Cuando empezó el año escolar, Julián, de catorce años de edad, se bajaba del autobús todas las tardes y llegaba hasta la casa bailando. Su mamá grababa y compartía videos de su hijo bailando al volver de la escuela. Bailaba porque disfrutaba de la vida y «hacía feliz a la gente» con cada movimiento. Un día, dos recolectores de basura tomaron un tiempo de su ajetreada actividad para zapatear, girar y bambolearse con el muchacho que inspira a otros a bailar con él. Este trío demuestra el poder del gozo sincero y contagioso.
El escritor del Salmo 149 describe la fuente original del gozo incondicional y duradero: Dios.
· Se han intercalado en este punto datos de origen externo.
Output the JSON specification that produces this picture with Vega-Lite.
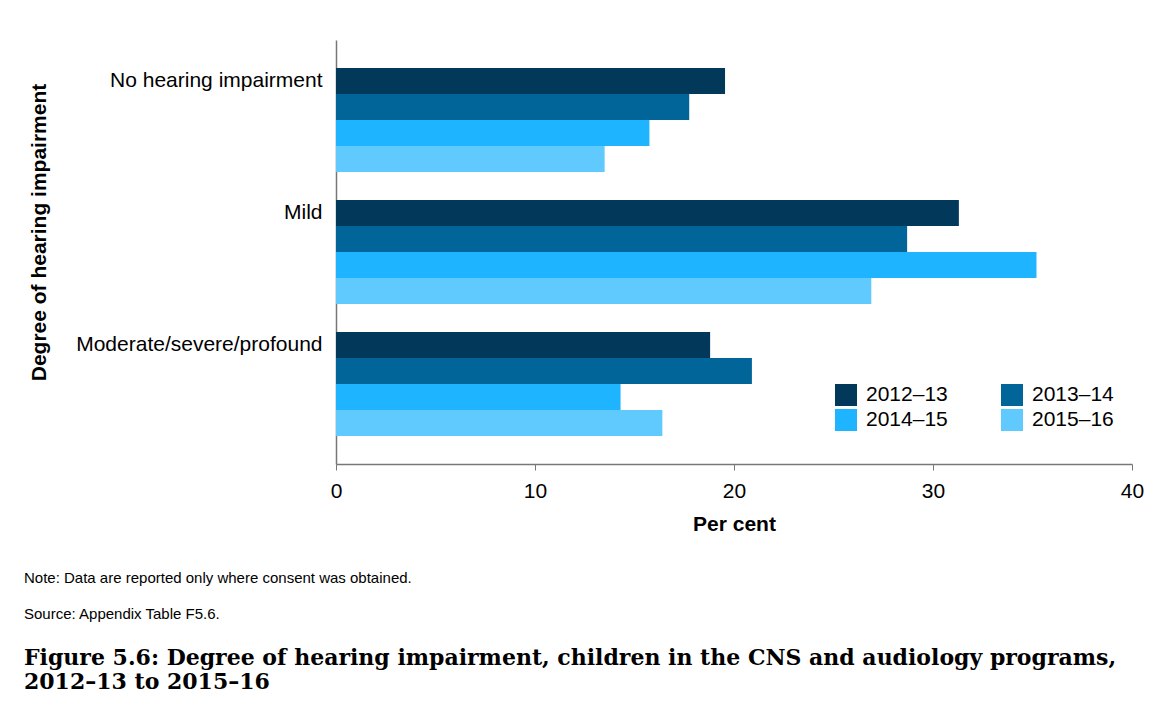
{
  "$schema": "https://vega.github.io/schema/vega-lite/v6.json",
  "autosize": "none",
  "width": 796,
  "height": 424,
  "padding": {"left": 336, "top": 40, "right": 36, "bottom": 238},
  "background": "white",
  "data": {
    "values": [
      {"category": "No hearing impairment", "year": "2012–13", "value": 19.55},
      {"category": "No hearing impairment", "year": "2013–14", "value": 17.75},
      {"category": "No hearing impairment", "year": "2014–15", "value": 15.75},
      {"category": "No hearing impairment", "year": "2015–16", "value": 13.5},
      {"category": "Mild", "year": "2012–13", "value": 31.3},
      {"category": "Mild", "year": "2013–14", "value": 28.7},
      {"category": "Mild", "year": "2014–15", "value": 35.2},
      {"category": "Mild", "year": "2015–16", "value": 26.9},
      {"category": "Moderate/severe/profound", "year": "2012–13", "value": 18.8},
      {"category": "Moderate/severe/profound", "year": "2013–14", "value": 20.9},
      {"category": "Moderate/severe/profound", "year": "2014–15", "value": 14.3},
      {"category": "Moderate/severe/profound", "year": "2015–16", "value": 16.4}
    ]
  },
  "title": {
    "text": ["Note: Data are reported only where consent was obtained.", "Source: Appendix Table F5.6."],
    "subtitle": ["Figure 5.6: Degree of hearing impairment, children in the CNS and audiology programs,", "2012–13 to 2015–16"],
    "orient": "bottom",
    "anchor": "start",
    "frame": "group",
    "dx": -312,
    "offset": 37,
    "font": "Liberation Sans",
    "fontSize": 15,
    "fontWeight": "normal",
    "color": "black",
    "lineHeight": 36,
    "subtitleFont": "DejaVu Serif",
    "subtitleFontSize": 22,
    "subtitleFontWeight": "bold",
    "subtitleColor": "black",
    "subtitleLineHeight": 24,
    "subtitlePadding": 26
  },
  "mark": {"type": "bar"},
  "encoding": {
    "y": {
      "field": "category",
      "type": "nominal",
      "sort": ["No hearing impairment", "Mild", "Moderate/severe/profound"],
      "scale": {"paddingInner": 0.212, "paddingOuter": 0.212},
      "axis": {
        "title": "Degree of hearing impairment",
        "ticks": false,
        "tickSize": 0,
        "labelPadding": 14,
        "labelOffset": -39,
        "labelFont": "Liberation Sans",
        "labelFontSize": 21,
        "labelColor": "black",
        "labelLimit": 400,
        "domainColor": "#777777",
        "domainWidth": 1.5,
        "titleFont": "Liberation Sans",
        "titleFontSize": 21,
        "titleFontWeight": "bold",
        "titleColor": "black",
        "titleX": -297,
        "titleY": 192,
        "titleAlign": "center",
        "titleBaseline": "middle"
      }
    },
    "yOffset": {
      "field": "year",
      "type": "nominal",
      "sort": ["2012–13", "2013–14", "2014–15", "2015–16"],
      "scale": {"paddingInner": 0, "paddingOuter": 0}
    },
    "x": {
      "field": "value",
      "type": "quantitative",
      "scale": {"domain": [0, 40]},
      "axis": {
        "values": [0, 10, 20, 30, 40],
        "grid": false,
        "title": "Per cent",
        "tickSize": 6,
        "tickColor": "#777777",
        "domainColor": "#777777",
        "domainWidth": 1.5,
        "labelFlush": false,
        "labelPadding": 10,
        "labelFont": "Liberation Sans",
        "labelFontSize": 21,
        "labelColor": "black",
        "titleFont": "Liberation Sans",
        "titleFontSize": 21,
        "titleFontWeight": "bold",
        "titleColor": "black",
        "titlePadding": 12
      }
    },
    "color": {
      "field": "year",
      "type": "nominal",
      "scale": {
        "domain": ["2012–13", "2013–14", "2014–15", "2015–16"],
        "range": ["#02395A", "#02659A", "#1FB4FF", "#60CAFF"]
      },
      "legend": {
        "title": null,
        "orient": "none",
        "legendX": 499,
        "legendY": 344,
        "direction": "horizontal",
        "columns": 2,
        "symbolType": "square",
        "symbolSize": 484,
        "symbolStrokeWidth": 0,
        "symbolOpacity": 1,
        "labelFont": "Liberation Sans",
        "labelFontSize": 21,
        "labelColor": "black",
        "labelOffset": 9,
        "columnPadding": 53,
        "rowPadding": 3
      }
    }
  },
  "config": {"view": {"stroke": null}}
}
Alienta al pueblo de Dios a unirse y cantar al Señor un cántico (v. 1). Invita a Israel a alegrarse en su Hacedor y gozarse en su Rey (v. 2). Llama a adorarlo con danza y música (vv. 1-3). ¿Por qué? Porque «el Señor tiene contentamiento en su pueblo; hermoseará a los humildes con la salvación» (v. 4).
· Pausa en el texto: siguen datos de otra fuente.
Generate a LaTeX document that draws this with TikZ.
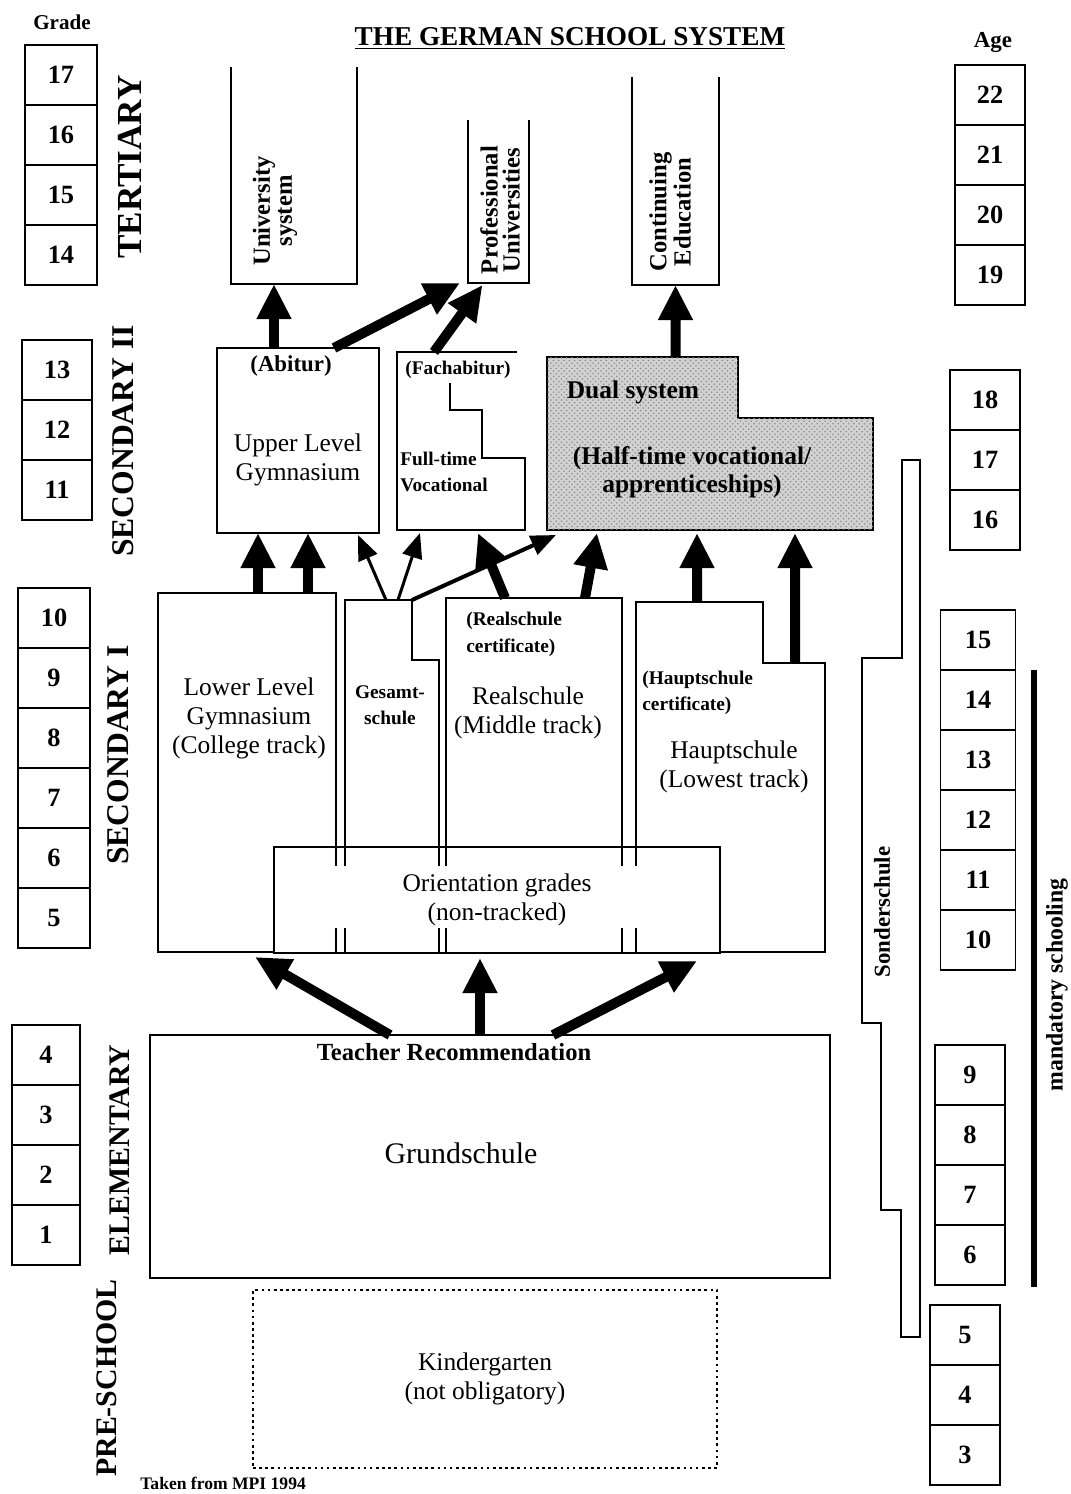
\documentclass[tikz,border=0pt]{standalone}
\usepackage{fontspec}
\setmainfont{Liberation Serif}
\usetikzlibrary{arrows.meta,calc,patterns}

\begin{document}
\begin{tikzpicture}[
    x=0.2mm,
    y=-0.2mm,
    frame/.style={
        inner sep=0pt,
        outer sep=0pt
    },
    school line/.style={
        draw,
        line width=1.5pt
    },
    school box/.style={
        frame,
        school line
    },
    year cell/.style={
        draw,
        line width=1.1pt,
        minimum height=12mm,
        inner sep=0pt,
        font=\fontsize{15}{15}\selectfont\bfseries
    },
    stage label/.style={
        rotate=90,
        inner sep=0pt,
        font=\fontsize{18}{18}\selectfont\bfseries
    },
    track label/.style={
        align=center,
        font=\fontsize{14.5}{16.5}\selectfont
    },
    note label/.style={
        align=left,
        inner sep=0pt,
        font=\fontsize{11}{15}\selectfont\bfseries
    },
    column label/.style={
        rotate=90,
        align=center,
        inner sep=0pt,
        font=\fontsize{14}{12.5}\selectfont\bfseries
    },
    big arrow/.style={
        line width=2mm,
        -{Triangle[length=7mm,width=6.5mm]}
    },
    thin arrow/.style={
        line width=0.6mm,
        -{Triangle[length=5mm,width=4mm]}
    },
    ]
    \useasboundingbox (0,0) rectangle (1071,1494);

    \node[font=\fontsize{15.5}{16}\selectfont\bfseries] (title) at (570,38) {\underline{THE GERMAN SCHOOL SYSTEM}};
    \node[font=\fontsize{12}{12}\selectfont\bfseries] (grade-title) at (62,22) {Grade};
    \node[font=\fontsize{13}{13}\selectfont\bfseries] (age-title) at (993,42) {Age};

    \foreach \cx/\ytop/\w/\years in {61/45/72/{17,16,15,14}, 57/340/70/{13,12,11}, 54/588/72/{10,9,8,7,6,5}, 46/1025/68/{4,3,2,1}}
        \foreach \y [count=\i from 0] in \years
            \node[year cell, minimum width=\w*0.2mm] (grade-\y) at (\cx,{\ytop+30+60*\i}) {\y};
    \foreach \cx/\ytop/\w/\years in {990/65/70/{22,21,20,19}, 985/370/70/{18,17,16}, 978/610/75/{15,14,13,12,11,10}, 970/1045/70/{9,8,7,6}, 965/1305/70/{5,4,3}}
        \foreach \y [count=\i from 0] in \years
            \node[year cell, minimum width=\w*0.2mm] (age-\y) at (\cx,{\ytop+30+60*\i}) {\y};

    \node[stage label, font=\fontsize{20}{20}\selectfont\bfseries] (tertiary) at (130,167) {TERTIARY};
    \node[stage label] (secondary-two) at (123,441) {SECONDARY II};
    \node[stage label] (secondary-one) at (118,755) {SECONDARY I};
    \node[stage label, font=\fontsize{17}{17}\selectfont\bfseries] (elementary) at (120,1150) {ELEMENTARY};
    \node[stage label, font=\fontsize{17}{17}\selectfont\bfseries] (pre-school) at (107,1378) {PRE-SCHOOL};

    \node[frame, minimum width=25.2mm, minimum height=43.4mm] (uni) at (294,175.5) {};
    \draw[school line] (uni.north west) |- (uni.south east) -- (uni.north east);
    \node[column label] (uni-label) at (275,211) {University\\system};
    \node[frame, minimum width=12.2mm, minimum height=32.6mm] (prof) at (498.5,201.5) {};
    \draw[school line] (prof.north west) |- (prof.south east) -- (prof.north east);
    \node[column label] (prof-label) at (500,210) {Professional\\Universities};
    \node[frame, minimum width=17.4mm, minimum height=41.6mm] (cont) at (675.5,181) {};
    \draw[school line] (cont.north west) |- (cont.south east) -- (cont.north east);
    \node[column label] (cont-label) at (670,212) {Continuing\\Education};

    \node[school box, minimum width=32.4mm, minimum height=37mm] (upgym) at (298,440.5) {};
    \node[font=\fontsize{13}{13}\selectfont\bfseries] (abitur) at (291,366) {(Abitur)};
    \node[track label] (upgym-label) at (298,460) {Upper Level\\Gymnasium};

    \node[frame, minimum width=25.6mm, minimum height=35.6mm] (fach) at (461,441) {};
    \draw[school line] (517,352) -- (397,352) -- (397,530) -- (525,530) -- (525,458) -- (482,458) -- (482,410) -- (450,410) -- (450,383);
    \node[note label] (fachabitur) at (458,370) {(Fachabitur)};
    \node[note label, anchor=west] (fulltime) at (400,472) {Full-time\\Vocational};

    \node[frame, minimum width=65.2mm, minimum height=34.6mm] (dual) at (710,443.5) {};
    \draw[school line, fill=gray!35, postaction={pattern=crosshatch dots, pattern color=black!45}] (547,357) -- (738,357) -- (738,418) -- (873,418) -- (873,530) -- (547,530) -- cycle;
    \node[font=\fontsize{14.5}{16}\selectfont\bfseries] (dual-label) at (633,392) {Dual system};
    \node[align=center, font=\fontsize{14.5}{16}\selectfont\bfseries] (dual-note) at (692,472) {(Half-time vocational/\\apprenticeships)};

    \node[school box, minimum width=35.6mm, minimum height=71.8mm] (gym) at (247,772.5) {};
    \node[track label] (gym-label) at (249,718) {Lower Level\\Gymnasium\\(College track)};
    \node[frame, minimum width=18.8mm, minimum height=70.6mm] (gesamt) at (392,776.5) {};
    \draw[school line] (gesamt.south west) |- (412,600) -- (412,660) -| (gesamt.south east);
    \node[note label, align=center] (gesamt-label) at (390,705) {Gesamt-\\schule};
    \node[school box, minimum width=35.2mm, minimum height=71mm] (real) at (534,775.5) {};
    \node[note label, anchor=north west] (real-note) at (466,612) {(Realschule\\certificate)};
    \node[track label] (real-label) at (528,713) {Realschule\\(Middle track)};
    \node[frame, minimum width=37.8mm, minimum height=70mm] (haupt) at (730.5,777) {};
    \draw[school line] (haupt.south west) |- (763,602) -- (763,663) -| (haupt.south east) -- cycle;
    \node[note label, anchor=west] (haupt-note) at (642,693) {(Hauptschule\\certificate)};
    \node[track label] (haupt-label) at (734,767) {Hauptschule\\(Lowest track)};

    \node[school box, fill=white, track label, minimum width=89.2mm, minimum height=21.2mm] (orient) at (497,900) {Orientation grades\\(non-tracked)};
    \foreach \ex in {336,345,439,446,622,636}
        \draw[school line] (\ex,847) -- (\ex,866) (\ex,928) -- (\ex,953);

    \node[school box, minimum width=136mm, minimum height=48.6mm] (grund) at (490,1156.5) {};
    \node[font=\fontsize{17}{17}\selectfont] (grund-label) at (461,1153) {Grundschule};
    \node[font=\fontsize{14}{14}\selectfont\bfseries] (teacher) at (454,1052) {Teacher Recommendation};

    \node[school box, dotted, track label, minimum width=92.8mm, minimum height=35.6mm] (kinder) at (485,1379) {Kindergarten\\(not obligatory)};

    \draw[line width=1.1pt] (902,460) -- (920,460) -- (920,1337) -- (901,1337) -- (901,1210) -- (881,1210) -- (881,1023) -- (862,1023) -- (862,658) -- (902,658) -- cycle;
    \node[rotate=90, font=\fontsize{13}{13}\selectfont\bfseries] (sonder) at (882,912) {Sonderschule};

    \draw[line width=1.2mm] (1034,670) -- (1034,1287);
    \node[rotate=90, font=\fontsize{13.5}{14}\selectfont\bfseries] (mandatory) at (1057,985) {mandatory schooling};

    \draw[big arrow] ($(upgym.north)+(-24,0)$) -- ($(uni.south)+(-20,0)$);
    \draw[big arrow] ($(upgym.north)+(36,0)$) -- ($(prof.south west)+(-8,0)$);
    \draw[big arrow] ($(fach.north)+(-27,0)$) -- ($(prof.south)+(-16,2)$);
    \draw[big arrow] ($(dual.north west)+(128.5,0)$) -- (cont.south);

    \draw[big arrow] ($(gym.north)+(11,0)$) -- ($(upgym.south)+(-40,0)$);
    \draw[big arrow] ($(gym.north)+(61,0)$) -- ($(upgym.south)+(10,0)$);
    \draw[thin arrow] ($(gesamt.north)+(-6,0)$) -- ($(upgym.south east)+(-21,2)$);
    \draw[thin arrow] ($(gesamt.north)+(6,0)$) -- ($(fach.south west)+(23,3)$);
    \draw[thin arrow, line width=0.8mm] ($(gesamt.north)+(20,0)$) -- ($(dual.south west)+(9,5)$);
    \draw[big arrow] ($(real.north)+(-29,0)$) -- ($(fach.south)+(17,3)$);
    \draw[big arrow] ($(real.north)+(51,0)$) -- ($(dual.south west)+(50,3)$);
    \draw[big arrow] ($(haupt.north)+(-33.5,0)$) -- ($(dual.south west)+(150,3)$);
    \draw[big arrow] ($(haupt.north east)+(-30,61)$) -- ($(dual.south east)+(-78,3)$);

    \draw[big arrow] ($(grund.north)+(-100,0)$) -- ($(gym.south)+(8,5)$);
    \draw[big arrow] ($(grund.north)+(-10,0)$) -- ($(orient.south)+(-17,5)$);
    \draw[big arrow] ($(grund.north)+(63,0)$) -- ($(orient.south east)+(-23,8)$);

    \node[anchor=base west, inner sep=0pt, font=\fontsize{10}{10}\selectfont\bfseries] (source) at (140,1489) {Taken from MPI 1994};
\end{tikzpicture}
\end{document}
Nuestro Padre cariñoso nos creó y sustenta el universo. Se deleita en nosotros por el solo hecho de que somos sus hijos amados. Nos diseñó, nos conoce y nos invita a tener una relación personal con Él. ¡Qué honor! Nuestro amoroso Dios viviente es la razón del gozo eterno. Podemos regocijarnos en su presencia constante y dar gracias por cada día que nos da.